Comic-Con: Five things you need to know about 'Blade Runner 2049'

Brian Truitt
USA TODAY
View Comments

SAN DIEGO — It’s been 35 years since director Ridley Scott’s Blade Runner but some things never change, like the arresting neo-noir world or Harrison Ford’s Rick Deckard still dealing with melancholia and loneliness.

Ryan Gosling stars as Officer K in 'Blade Runner 2049.'

However, director Denis Villeneuve (Arrival) gets to make that futuristic sandbox very much his own in Blade Runner 2049, the sci-fi sequel (in theaters Oct. 6) that stars Ryan Gosling as Officer K. Like Deckard decades before, K is a blade runner, an L.A. Police Department operative who hunts down extremely humanoid androids called replicants. In the process, K uncovers a secret that could throw Earth into complete chaos and goes searching for Deckard.

Comic-Con: Sophie Turner, Gwendoline Christie rule at 'Game of Thrones' panel

Comic-Con: 'The Defenders' continues the expansion of Netflix's Marvel world

Ahead of Saturday morning’s Warner Bros. Comic-Con panel featuring the movie, Villeneuve doles out five things his fellow Blade Runner fans need to know about the sequel:

The climate has gone downhill in the 30 years since the original 'Blade Runner.'

The environment has gone seriously downhill.

To say Earth’s weather conditions are problematic would be an understatement, and it’s the main difference between the first Blade Runner and its follow-up set 30 years later. “The ecosystem collapsed and climate is totally unpredictable and harsh. The world is just even more unfriendly,” Villeneuve says. “The good news is we are still here, and in a way there is optimism in the darkness. The frontiers between humanity and what is design become even more blurred.”

The world of 'Blade Runner 2049' is still visually arresting but an EMP blast from the past wiped out their digital records.

Sorry, guys, there’s no Internet in the future.

It’s a bit of backstory but important: A blackout event has occurred between movies, “an EMP (electromagnetic pulse) that destroyed all the records,” Villeneuve says. “The digital world went away, so they lost track of everything. In this world, there’s another way of dealing with memory, which is that they went back to a more analog approach. It’s a world where we are back into a physical world so we need blade runners.”

The color yellow plays a visually important role in the world of 'Blade Runner 2049.'

The color yellow is very important.

Because Blade Runner is a movie that deals with memory, Villeneuve specifically chose yellow, because there’s a link with childhood but also with madness. “It’s interesting to think that the equilibrium is not broken but as you grow up, the color becomes dangerous.”

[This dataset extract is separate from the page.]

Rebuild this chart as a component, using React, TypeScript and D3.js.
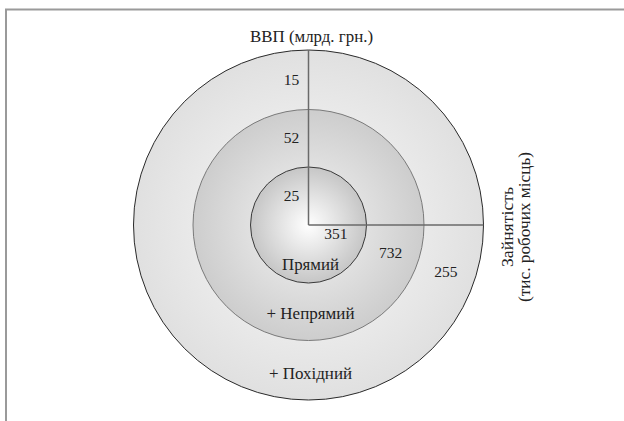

Director Denis Villeneuve (far right) goes over storyboards with star Harrison Ford.

The first film's mysteries remain intact.

When talking with Scott (who's an executive producer), Villeneuve realized quickly that one of the key things he needed to do was keep hidden some of the aspects that were introduced in the first movie, like how replicants are made and what it looks like off-world. “There’s a certain blur about the world outside of L.A. and what that looks like,” Villeneuve says. “I did my best to protect the mystery. It’s my favorite thing in cinema, what we don’t show.”

One of the biggest mysteries surrounding the 'Blade Runner' franchise is whether Rick Deckard (Harrison Ford) is a replicant or not.

Deckard is definitely a replicant. Or not.

In the original theatrical version of Blade Runner that Villeneuve grew up watching, there’s a voiceover that makes it clear he’s human. And then Scott did a director’s cut that made it seem like he could be a replicant. Those closest to the movie are “still at war about that”: Ford says Deckard is a real dude who falls for a replicant, while Scott thinks it’s more interesting that he slowly discovers he himself is a robot. “After 35 years, they still strongly believe,” Villeneuve says. “They didn’t give away their position.”

So will Villeneuve finally give fans a definitive answer? “At the end of the day, what’s more interesting is the question,” he says cryptically. “I like the idea that in 2049, Deckard is still doubting his identity.”